CROSSETT, Ark. (AP) — In a story Dec. 12 about feral hogs, The Associated Press reported erroneously that the Arkansas Game and Fish Commission tested animals at the Felsenthal National Wildlife Refuge for disease. The commission distributed a news release from the U.S. Fish and Wildlife Service, which did the testing. Also, Rick Eastridge is a biologist with the Felsenthal National Wildlife Refuge, not the Arkansas Game and Fish Commission.
A corrected version of the story is below:
Feral hogs at Felsenthal sick with brucellosis
Feral hogs at Felsenthal National Wildlife Refuge infected with brucellosis, pseudorabies
CROSSETT, Ark. (AP) — The U.S. Fish and Wildlife Service says feral hogs at Felsenthal National Wildlife Refuge are infected with brucellosis and pseudorabies.

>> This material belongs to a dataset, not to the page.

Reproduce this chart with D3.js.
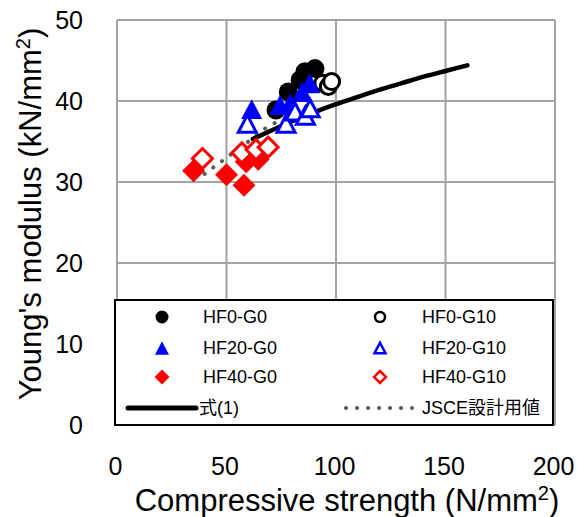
<!DOCTYPE html>
<html>
<head>
<meta charset="utf-8">
<script src="https://cdn.jsdelivr.net/npm/d3@7"></script>
<style>
  html, body { margin: 0; padding: 0; background: #fff; }
  svg { display: block; }
  text { font-family: "Liberation Sans", Arial, "Noto Sans CJK JP", sans-serif; fill: #000; }
</style>
</head>
<body>
<svg id="chart" width="582" height="517"></svg>
<script>
// Compressive strength (N/mm2) vs. Young's modulus (kN/mm2)
const xTicks = [0, 50, 100, 150, 200];
const yTicks = [0, 10, 20, 30, 40, 50];

// Test series: [compressive strength, Young's modulus]
const hf0g0   = [[72.6, 38.9], [78.2, 41.1], [83.6, 42.6], [85.8, 43.6], [90.4, 44.0]];
const hf0g10  = [[94.0, 42.2], [96.5, 41.8], [98.0, 42.4]];
const hf20g0  = [[61.5, 39.0], [74.4, 39.5], [79.0, 39.7], [84.5, 41.1], [88.0, 42.2]];
const hf20g10 = [[59.5, 37.2], [77.2, 37.2], [81.3, 38.7], [86.0, 38.2], [88.2, 39.1]];
const hf40g0  = [[35.0, 31.4], [50.0, 30.9], [58.0, 29.6], [59.0, 32.5], [64.5, 32.8]];
const hf40g10 = [[39.0, 32.9], [57.0, 33.6], [63.5, 34.0], [69.0, 34.3]];

// Eq. (1) curve and JSCE design values
const eq1X = [62, 70, 80, 90, 100, 110, 120, 130, 140, 150, 160];
const eq1Y = [35.3, 36.3, 37.5, 38.6, 39.6, 40.5, 41.4, 42.2, 43.0, 43.7, 44.4];
const jsceX = [40, 50, 60, 70, 80];
const jsceY = [31, 33, 35, 37, 38];

const legendLabels = ["HF0-G0", "HF0-G10", "HF20-G0", "HF20-G10", "HF40-G0", "HF40-G10", "式(1)", "JSCE設計用値"];

const svg = d3.select("#chart");
const x = d3.scaleLinear().domain([0, 200]).range([117, 555]);
const y = d3.scaleLinear().domain([0, 50]).range([425, 20]);

// grid
const grid = svg.append("g").attr("stroke", "#a3a3a3").attr("stroke-width", 2);
grid.selectAll(".gx").data(xTicks).join("line")
  .attr("x1", d => x(d)).attr("x2", d => x(d)).attr("y1", y(0)).attr("y2", y(50));
grid.selectAll(".gy").data(yTicks).join("line")
  .attr("y1", d => y(d)).attr("y2", d => y(d)).attr("x1", x(0)).attr("x2", x(200));

// axes (labels only; lines come from the grid)
const xAxis = svg.append("g").attr("transform", `translate(-2,466)`)
  .call(d3.axisBottom(x).tickValues(xTicks).tickSize(0).tickPadding(0));
xAxis.select(".domain").remove();
xAxis.selectAll("text").attr("font-size", 25).attr("dy", "0.35em").attr("y", 0)
  .attr("font-family", "Liberation Sans, Arial, sans-serif");

const yAxis = svg.append("g").attr("transform", `translate(83,0)`)
  .call(d3.axisLeft(y).tickValues(yTicks).tickSize(0).tickPadding(0));
yAxis.select(".domain").remove();
yAxis.selectAll("text").attr("font-size", 25).attr("x", 0).attr("dy", "0.35em")
  .attr("font-family", "Liberation Sans, Arial, sans-serif");

// axis titles
const xt = svg.append("text").attr("x", 347).attr("y", 500).attr("dy", "0.35em")
  .attr("text-anchor", "middle").attr("font-size", 31);
xt.append("tspan").text("Compressive strength (N/mm");
xt.append("tspan").attr("font-size", 20).attr("dy", "-0.55em").text("2");
xt.append("tspan").attr("dy", "0.35em").text(")");

const yt = svg.append("text").attr("transform", "translate(30,214) rotate(-90)")
  .attr("text-anchor", "middle").attr("dy", "0.35em").attr("font-size", 31);
yt.append("tspan").text("Young's modulus (kN/mm");
yt.append("tspan").attr("font-size", 20).attr("dy", "-0.55em").text("2");
yt.append("tspan").attr("dy", "0.35em").text(")");

// lines
const eq1 = eq1X.map((v, i) => [v, eq1Y[i]]);
const jsce = jsceX.map((v, i) => [v, jsceY[i]]);
const lineGen = d3.line().x(d => x(d[0])).y(d => y(d[1])).curve(d3.curveMonotoneX);

svg.append("path").datum(jsce).attr("d", lineGen)
  .attr("fill", "none").attr("stroke", "#595959").attr("stroke-width", 4)
  .attr("stroke-linecap", "round").attr("stroke-dasharray", "0.1 10.7");
svg.append("path").datum(eq1).attr("d", lineGen)
  .attr("fill", "none").attr("stroke", "#000").attr("stroke-width", 4.5)
  .attr("stroke-linecap", "round");

// marker shapes
function tri(s) { const h = s * 0.95; return `M0,${-h / 2}L${s / 2},${h / 2}L${-s / 2},${h / 2}Z`; }
function dia(s) { const r = s / 2; return `M0,${-r}L${r},0L0,${r}L${-r},0Z`; }

const series = [
  { data: hf0g0,   shape: "circle",  color: "#000", open: false },
  { data: hf0g10,  shape: "circle",  color: "#000", open: true },
  { data: hf20g0,  shape: "tri",     color: "#0000ff", open: false },
  { data: hf20g10, shape: "tri",     color: "#0000ff", open: true },
  { data: hf40g0,  shape: "dia",     color: "#ff0000", open: false },
  { data: hf40g10, shape: "dia",     color: "#ff0000", open: true }
];

function drawMarker(g, s, size) {
  if (s.shape === "circle") {
    g.append("circle").attr("r", s.open ? size / 2 - 1.5 : size / 2);
  } else if (s.shape === "tri") {
    g.append("path").attr("d", tri(s.open ? size - 3 : size));
  } else {
    g.append("path").attr("d", dia(s.open ? size - 3 : size));
  }
  g.selectAll("*")
    .attr("fill", s.open ? "#fff" : s.color)
    .attr("stroke", s.open ? s.color : "none")
    .attr("stroke-width", s.open ? 3 : 0);
}

const sizes = { circle: 19, tri: 21, dia: 23 };
series.forEach(s => {
  svg.append("g").selectAll("g").data(s.data).join("g")
    .attr("transform", d => `translate(${x(d[0])},${y(d[1])})`)
    .each(function () { drawMarker(d3.select(this), s, sizes[s.shape]); });
});

// legend
const lg = svg.append("g");
lg.append("rect").attr("x", 115).attr("y", 300).attr("width", 438).attr("height", 125)
  .attr("fill", "#fff").attr("stroke", "#000").attr("stroke-width", 2);

const rowY = [317, 348, 377, 408];
const colMarkX = [162, 380];
const colTextX = [203, 422];
const lsizes = { circle: 13, tri: 14, dia: 15 };
series.forEach((s, i) => {
  const col = i % 2, row = Math.floor(i / 2);
  const g = lg.append("g").attr("transform", `translate(${colMarkX[col]},${rowY[row]})`);
  drawMarker(g, s, lsizes[s.shape]);
  g.selectAll("*").attr("stroke-width", s.open ? 2.5 : 0);
  lg.append("text").attr("x", colTextX[col]).attr("y", rowY[row]).attr("dy", "0.35em")
    .attr("font-size", 18).text(legendLabels[i]);
});
lg.append("line").attr("x1", 128).attr("x2", 196).attr("y1", rowY[3]).attr("y2", rowY[3])
  .attr("stroke", "#000").attr("stroke-width", 5).attr("stroke-linecap", "round");
lg.append("text").attr("x", 199).attr("y", rowY[3]).attr("dy", "0.35em").attr("font-size", 18)
  .text(legendLabels[6]);
lg.append("line").attr("x1", 346).attr("x2", 412).attr("y1", rowY[3]).attr("y2", rowY[3])
  .attr("stroke", "#595959").attr("stroke-width", 4)
  .attr("stroke-linecap", "round").attr("stroke-dasharray", "0.1 10.9");
lg.append("text").attr("x", 422).attr("y", rowY[3]).attr("dy", "0.35em").attr("font-size", 18)
  .text(legendLabels[7]);
</script>
</body>
</html>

The wildlife service said Wednesday it worked with the U.S. Agriculture Department to collect and test samples from 46 feral swine. The results revealed 10 of the beasts had swine brucellosis and 16 had pseudorabies.
Refuge biologist Rick Eastridge says that shouldn't discourage hunting the animals. But hunters should take appropriate precautions when handling their kills.
The wildlife service says hunters should wear rubber gloves and wash with soap and hot water as soon as possible after handling a feral pig carcass. Meat from feral hogs should be cooked thoroughly before being eaten.